The British Film Industry? Don't ask. It took the year off. The Martins, Very Annie-Mary, Shiner, Another Life, The Parole Officer, Peaches, The Criminal! Thank the lord for Late Night Shopping. Dizzyingly brash and consistently overflowing with imagination, Moulin Rouge waved the flag for lavish big budget flamboyance, reinvented the screen musical and served reminder just which half of the Cruise/Kidman split holds the talentcards

But, such notable wildcards aside, as ever it was the small scale American independents, the modest budgeted dramas and foreign films (at least those not busy passing of real sex as art) that provided the most rewarding viewing for those who didn't just want to see things go bang or breasts jiggling.

There was more tension in scenes of men in rooms talking in 13 Days, the film of the Cuban Missile Crisis, than a dozen action spectaculars; A.I. Artificial Intelligence got a cold critical reception but will still be provoking thought in a decade's time.
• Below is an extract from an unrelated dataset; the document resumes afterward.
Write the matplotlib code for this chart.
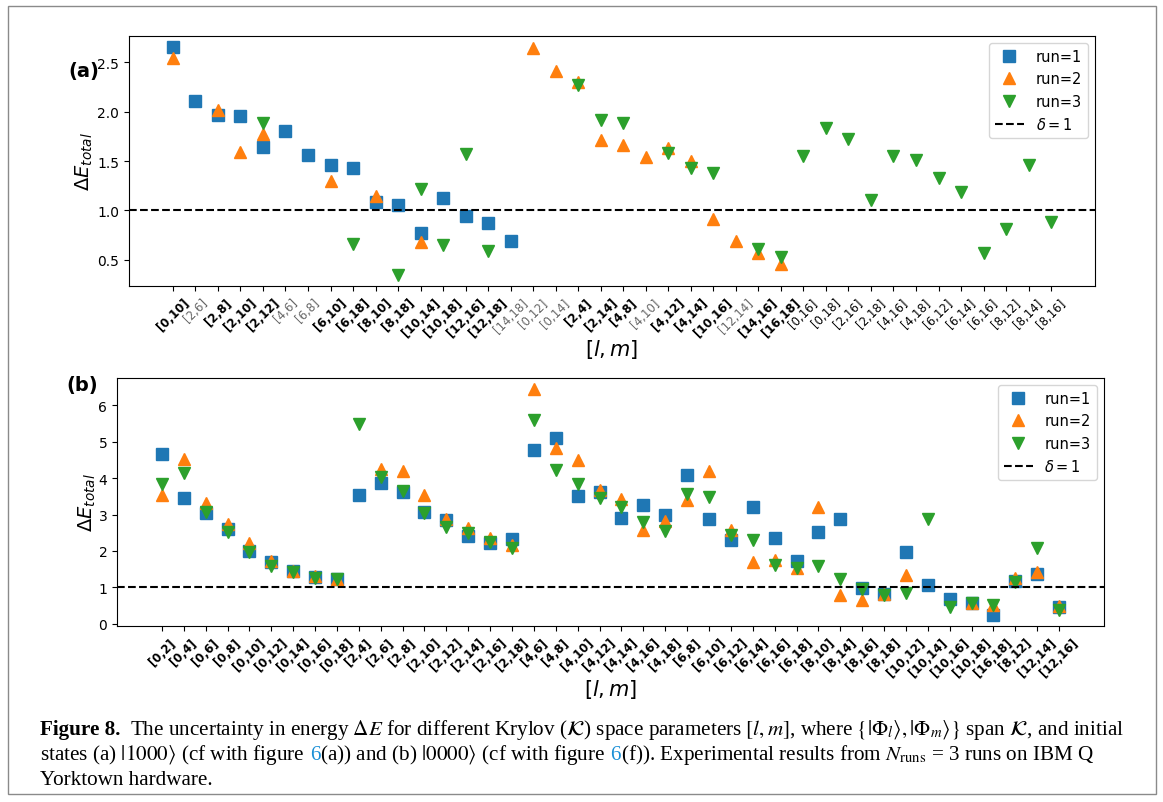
import numpy as np
import matplotlib
matplotlib.use("Agg")
import matplotlib.pyplot as plt
from matplotlib.patches import Rectangle
from matplotlib.transforms import IdentityTransform

nan = np.nan

# ---------------- data: panel (a), initial state |1000> ----------------
labels_a = ["[0,10]", "[2,6]", "[2,8]", "[2,10]", "[2,12]", "[4,6]", "[6,8]", "[6,10]",
            "[6,18]", "[8,10]", "[8,18]", "[10,14]", "[10,18]", "[12,16]", "[12,18]", "[14,18]",
            "[0,12]", "[0,14]", "[2,4]", "[2,14]", "[4,8]", "[4,10]", "[4,12]", "[4,14]",
            "[10,16]", "[12,14]", "[14,16]", "[16,18]", "[0,16]", "[0,18]", "[2,16]", "[2,18]",
            "[4,16]", "[4,18]", "[6,12]", "[6,14]", "[6,16]", "[8,12]", "[8,14]", "[8,16]"]
run1_a = [2.65, 2.11, 1.97, 1.96, 1.64, 1.80, 1.56, 1.46, 1.43, 1.09, 1.05, 0.77, 1.13, 0.94, 0.87, 0.69,
          nan, nan, nan, nan, nan, nan, nan, nan, nan, nan, nan, nan,
          nan, nan, nan, nan, nan, nan, nan, nan, nan, nan, nan, nan]
run2_a = [2.54, nan, 2.02, 1.59, 1.77, nan, nan, 1.30, nan, 1.15, nan, 0.68, nan, nan, nan, nan,
          2.64, 2.41, 2.30, 1.71, 1.66, 1.54, 1.63, 1.50, 0.91, 0.69, 0.57, 0.46,
          nan, nan, nan, nan, nan, nan, nan, nan, nan, nan, nan, nan]
run3_a = [nan, nan, nan, nan, 1.88, nan, nan, nan, 0.66, nan, 0.35, 1.22, 0.65, 1.57, 0.59, nan,
          nan, nan, 2.27, 1.91, 1.88, nan, 1.58, 1.43, 1.38, nan, 0.61, 0.53,
          1.55, 1.83, 1.72, 1.11, 1.55, 1.51, 1.33, 1.19, 0.57, 0.81, 1.46, 0.88]

# ---------------- data: panel (b), initial state |0000> ----------------
labels_b = ["[0,2]", "[0,4]", "[0,6]", "[0,8]", "[0,10]", "[0,12]", "[0,14]", "[0,16]", "[0,18]",
            "[2,4]", "[2,6]", "[2,8]", "[2,10]", "[2,12]", "[2,14]", "[2,16]", "[2,18]",
            "[4,6]", "[4,8]", "[4,10]", "[4,12]", "[4,14]", "[4,16]", "[4,18]",
            "[6,8]", "[6,10]", "[6,12]", "[6,14]", "[6,16]", "[6,18]",
            "[8,10]", "[8,14]", "[8,16]", "[8,18]", "[10,12]", "[10,14]", "[10,16]", "[10,18]",
            "[16,18]", "[8,12]", "[12,14]", "[12,16]"]
run1_b = [4.65, 3.45, 3.04, 2.60, 2.01, 1.69, 1.44, 1.29, 1.23, 3.54, 3.88, 3.63, 3.06, 2.86, 2.42, 2.21, 2.33,
          4.77, 5.11, 3.52, 3.63, 2.90, 3.27, 3.00, 4.10, 2.89, 2.30, 3.22, 2.36, 1.72,
          2.51, 2.89, 0.99, 0.82, 1.97, 1.07, 0.68, 0.57, 0.25, 1.17, 1.38, 0.45]
run2_b = [3.53, 4.52, 3.33, 2.73, 2.21, 1.72, 1.46, 1.32, 1.23, nan, 4.26, 4.19, 3.55, 2.88, 2.64, 2.37, 2.17,
          6.44, 4.84, 4.49, 3.68, 3.42, 2.58, 2.83, 3.40, 4.20, 2.57, 1.71, 1.74, 1.53,
          3.22, 0.78, 0.66, 0.82, 1.34, nan, nan, 0.58, 0.52, 1.26, 1.42, 0.48]
run3_b = [3.85, 4.13, 3.06, 2.53, 1.98, 1.60, 1.42, 1.26, 1.23, 5.50, 4.02, 3.66, 3.04, 2.65, 2.49, 2.24, 2.08,
          5.60, 4.23, 3.85, 3.45, 3.22, 2.80, 2.54, 3.56, 3.49, 2.45, 2.30, 1.62, 1.54,
          1.60, 1.23, 0.96, 0.80, 0.84, 2.88, 0.46, 0.57, 0.52, 1.14, 2.07, 0.37]

delta = 1.0

W, H = 1163, 803
fig = plt.figure(figsize=(W / 100, H / 100), dpi=100)
fig.patch.set_facecolor("white")

# figure frame
fig.add_artist(Rectangle((8 / W, 8 / H), (1156 - 8) / W, (796 - 8) / H,
                         transform=fig.transFigure, fill=False, edgecolor="#8a8a8a", lw=1.0))


def px_axes(l, r, t, b):
    return fig.add_axes([l / W, 1 - b / H, (r - l) / W, (b - t) / H])


ax_a = px_axes(129, 1095, 37, 287)
ax_b = px_axes(117, 1104, 379, 627)

ms = 8
for ax, labels, r1, r2, r3 in [(ax_a, labels_a, run1_a, run2_a, run3_a),
                               (ax_b, labels_b, run1_b, run2_b, run3_b)]:
    x = np.arange(len(labels))
    ax.plot(x, r1, ls="none", marker="s", ms=ms, color="tab:blue", label="run=1")
    ax.plot(x, r2, ls="none", marker="^", ms=ms, color="tab:orange", label="run=2")
    ax.plot(x, r3, ls="none", marker="v", ms=ms, color="tab:green", label="run=3")
    ax.axhline(delta, color="black", ls="--", lw=1.5, label=r"$\delta=1$")
    ax.set_xticks(x)
    ax.set_xticklabels(labels, rotation=45, fontsize=8.5)
    ax.set_xlim(-0.05 * (len(x) - 1), (len(x) - 1) * 1.05)
    ax.set_xlabel(r"$[l, m]$", fontsize=15)
    ax.set_ylabel(r"$\Delta E_{total}$", fontsize=14)
    ax.tick_params(axis="y", labelsize=10)
    ax.legend(loc="upper right", fontsize=10.5, handlelength=2.0)

ax_a.set_yticks([0.5, 1.0, 1.5, 2.0, 2.5])
ax_b.set_yticks([0, 1, 2, 3, 4, 5, 6])

# tick label appearance in (a): labels repeated by several runs look heavier
for tl, a, b, c in zip(ax_a.get_xticklabels(), run1_a, run2_a, run3_a):
    n = sum(not np.isnan(v) for v in (a, b, c))
    if n >= 2:
        tl.set_fontweight("bold")
    elif not np.isnan(c):
        tl.set_color("black")
    else:
        tl.set_color("#666666")
for tl in ax_b.get_xticklabels():
    tl.set_fontweight("bold")

ax_a.yaxis.set_label_coords(-0.035, 0.5)
ax_b.yaxis.set_label_coords(-0.019, 0.5)
ax_a.xaxis.set_label_coords(0.5, -0.205)
ax_b.xaxis.set_label_coords(0.5, -0.205)

fig.text(68 / W, 1 - 72 / H, "(a)", fontsize=14, fontweight="bold", va="center")
fig.text(66 / W, 1 - 386 / H, "(b)", fontsize=14, fontweight="bold", va="center")

# ---------------- caption ----------------
plt.rcParams["mathtext.fontset"] = "stix"
renderer = fig.canvas.get_renderer()
cap_font = "Liberation Serif"
link = "#1a8fd6"

line1 = [("Figure 8.", "black", "bold", 0.45),
         (r"The uncertainty in energy $\Delta E$ for different Krylov ($\mathcal{K}$) space parameters "
          r"$[l, m]$, where $\{|\Phi_l\rangle, |\Phi_m\rangle\}$ span $\mathcal{K}$, and initial",
          "black", "normal", 0.0)]
line2 = [(r"states (a) $|1000\rangle$ (cf with figure", "black", "normal", 0.25),
         ("6", link, "normal", 0.0),
         (r"(a)) and (b) $|0000\rangle$ (cf with figure", "black", "normal", 0.25),
         ("6", link, "normal", 0.0),
         (r"(f)). Experimental results from $N_{\rm runs}$ = 3 runs on IBM Q", "black", "normal", 0.0)]
line3 = [("Yorktown hardware.", "black", "normal", 0.0)]


def draw_line(pieces, x0, ybase, size):
    x = x0
    arts = []
    for txt, col, wt, gap in pieces:
        t = fig.text(x, ybase, txt, transform=IdentityTransform(), fontsize=size,
                     family=cap_font, color=col, fontweight=wt, va="baseline", ha="left")
        arts.append(t)
        w = t.get_window_extent(renderer).width
        x += w + gap * size * 100 / 72
    return arts, x - x0


size0 = 14
arts, wid = draw_line(line1, 40, H - 735, size0)
for a in arts:
    a.remove()
size = size0 * (1125 - 40) / wid
draw_line(line1, 40, H - 735, size)
draw_line(line2, 40, H - 760, size)
draw_line(line3, 40, H - 785, size)

fig.savefig("out.png", dpi=100)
Steven Soderbergh's Traffic deservedly wowed the Oscars, not least for the audacity of having its entire opening chapter in Spanish.
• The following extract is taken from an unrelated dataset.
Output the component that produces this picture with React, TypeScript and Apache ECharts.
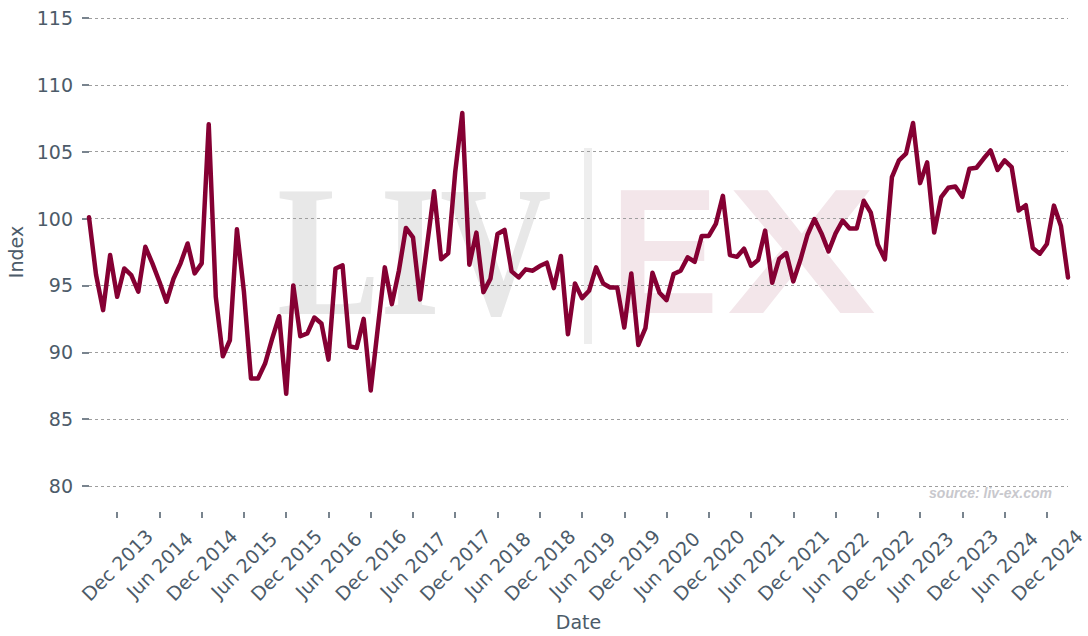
import React, { useEffect, useRef } from 'react';
import * as echarts from 'echarts';

const MONTH_NAMES = ['Jan', 'Feb', 'Mar', 'Apr', 'May', 'Jun', 'Jul', 'Aug', 'Sep', 'Oct', 'Nov', 'Dec'];
const START_YEAR = 2013;
const START_MONTH = 7; // Aug 2013

const indexValues = [
  100.1, 95.8, 93.15, 97.27, 94.15, 96.27, 95.77, 94.53, 97.89, 96.65,
  95.27, 93.78, 95.5, 96.65, 98.14, 95.9, 96.65, 107.05, 94.15, 89.7,
  90.9, 99.2, 94.5, 88.04, 88.04, 89.16, 91.0, 92.7, 86.9, 95.0,
  91.2, 91.41, 92.6, 92.16, 89.45, 96.27, 96.5, 90.45, 90.33, 92.5,
  87.15, 91.8, 96.35, 93.6, 96.1, 99.3, 98.6, 93.95, 98.0, 102.05,
  96.95, 97.4, 103.5, 107.9, 96.55, 98.95, 94.5, 95.5, 98.85, 99.15,
  96.05, 95.6, 96.2, 96.1, 96.45, 96.7, 94.8, 97.2, 91.35, 95.15,
  94.05, 94.6, 96.35, 95.15, 94.85, 94.85, 91.85, 95.9, 90.55, 91.8,
  95.95, 94.45, 93.9, 95.85, 96.1, 97.1, 96.77, 98.7, 98.7, 99.6,
  101.7, 97.27, 97.14, 97.75, 96.47, 96.9, 99.1, 95.2, 97.0, 97.42,
  95.3, 96.9, 98.77, 99.97, 98.89, 97.55, 98.89, 99.85, 99.26, 99.26,
  101.33, 100.44, 98.05, 96.95, 103.1, 104.35, 104.85, 107.15, 102.65, 104.2,
  98.95, 101.6, 102.3, 102.4, 101.63, 103.72, 103.8, 104.47, 105.1, 103.63,
  104.35, 103.85, 100.6, 101.0, 97.8, 97.37, 98.1, 100.97, 99.44, 95.6,
];

const tickLabels = [
  'Dec 2013', 'Jun 2014', 'Dec 2014', 'Jun 2015', 'Dec 2015', 'Jun 2016',
  'Dec 2016', 'Jun 2017', 'Dec 2017', 'Jun 2018', 'Dec 2018', 'Jun 2019',
  'Dec 2019', 'Jun 2020', 'Dec 2020', 'Jun 2021', 'Dec 2021', 'Jun 2022',
  'Dec 2022', 'Jun 2023', 'Dec 2023', 'Jun 2024', 'Dec 2024',
];

const categories = indexValues.map((_, i) => {
  const m = START_MONTH + i;
  return MONTH_NAMES[m % 12] + ' ' + (START_YEAR + Math.floor(m / 12));
});

const SLATE = '#4c5b69';
const FONT = 'DejaVu Sans';

export default function App() {
  const ref = useRef<HTMLDivElement>(null);

  useEffect(() => {
    if (!ref.current) return;
    const chart = echarts.init(ref.current, undefined, { renderer: 'svg' });
    const showTick = (_i: number, v: string) => tickLabels.indexOf(v) >= 0;
    chart.setOption({
      animation: false,
      backgroundColor: '#ffffff',
      grid: { left: 89, right: 20, top: 18, bottom: 150, containLabel: false, outerBoundsMode: 'none' },
      xAxis: {
        type: 'category',
        data: categories,
        boundaryGap: false,
        offset: 26,
        axisLine: { show: false },
        axisTick: { show: true, length: 6, interval: showTick, lineStyle: { color: SLATE, width: 1.5 } },
        axisLabel: {
          interval: showTick,
          rotate: 45,
          align: 'center',
          verticalAlign: 'middle',
          margin: 53,
          fontSize: 19,
          fontFamily: FONT,
          color: SLATE,
        },
        splitLine: { show: false },
        name: 'Date',
        nameLocation: 'middle',
        nameGap: 100,
        nameTextStyle: { fontSize: 19, fontFamily: FONT, color: SLATE },
      },
      yAxis: {
        type: 'value',
        min: 80,
        max: 115,
        interval: 5,
        axisLine: { show: false },
        axisTick: { show: true, length: 7, lineStyle: { color: SLATE, width: 1.5 } },
        axisLabel: { margin: 16, fontSize: 19, fontFamily: FONT, color: SLATE },
        splitLine: { show: true, lineStyle: { type: [3, 3], color: '#9e9e9e', width: 1 } },
        name: 'Index',
        nameLocation: 'middle',
        nameGap: 63,
        nameRotate: 90,
        nameTextStyle: { fontSize: 19, fontFamily: FONT, color: SLATE },
      },
      series: [
        {
          type: 'line',
          data: indexValues,
          symbol: 'none',
          showSymbol: false,
          z: 5,
          lineStyle: { color: '#850033', width: 4.5, join: 'round', cap: 'round' },
        },
      ],
      graphic: [
        {
          type: 'text',
          z: -10,
          x: 277,
          y: 251,
          scaleX: 0.83,
          style: {
            text: 'LIV',
            fontFamily: 'Liberation Serif',
            fontWeight: 'bold',
            fontSize: 186,
            fill: '#e8e8e8',
            textAlign: 'left',
            textVerticalAlign: 'middle',
          },
        },
        {
          type: 'rect',
          z: -10,
          shape: { x: 584, y: 148, width: 8, height: 196 },
          style: { fill: '#eeeeee' },
        },
        {
          type: 'text',
          z: -10,
          x: 610,
          y: 251,
          scaleX: 0.91,
          style: {
            text: 'E',
            fontFamily: 'Liberation Sans',
            fontWeight: 'bold',
            fontSize: 179,
            fill: '#f3e6ea',
            textAlign: 'left',
            textVerticalAlign: 'middle',
          },
        },
        {
          type: 'text',
          z: -10,
          x: 727,
          y: 251,
          scaleX: 1.25,
          style: {
            text: 'X',
            fontFamily: 'Liberation Sans',
            fontWeight: 'bold',
            fontSize: 179,
            fill: '#f3e6ea',
            textAlign: 'left',
            textVerticalAlign: 'middle',
          },
        },
        {
          type: 'text',
          z: 1,
          x: 1052,
          y: 493,
          style: {
            text: 'source: liv-ex.com',
            fontFamily: 'Liberation Sans',
            fontWeight: 'bold',
            fontStyle: 'italic',
            fontSize: 14,
            fill: '#c8c8cd',
            textAlign: 'right',
            textVerticalAlign: 'middle',
          },
        },
      ],
    });
    return () => chart.dispose();
  }, []);

  return (
    <div
      ref={ref}
      style={{ position: 'absolute', left: 0, top: 0, width: 1088, height: 636 }}
    />
  );
}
Crouching Tiger, Hidden Dragon proved that subtitles don't have to mean the commercial kiss of death, a fact re-emphasised by the likes of Amelie, Asoka, Amores Perros, A One and a Two (the best foreign movie of the year), Brotherhood of the Wolf (The Matrix meets Hound of the Baskervilles in 18th century France) and Audition.

David Mamet's State and Main served one of the sharpest satires on Hollywood and some of the year's funniest lines while both Ghost World and werewolf movie Ginger Snaps pinned adolescent alienation and hormonal confusions with unerring precision, the former providing career best performances from Thora Birch and Steve Buscemi.

It's a role of honour that also includes such golden nuggets as cult in the making Hedwig and the Angry Inch, What's Cooking, The Man Who Wasn't There, Tigerland, The Others, You Can Count On Me, George Washington, The Last Resort and Almost Famous.

I loved them all. But for me, bleak and devastating though it may have been, the film of the year, featuring Jack Nicholson's best performance in two decades, is Sean Penn's The Pledge. It's movies like this that make you realise just how potent the emotional power of cinema can be.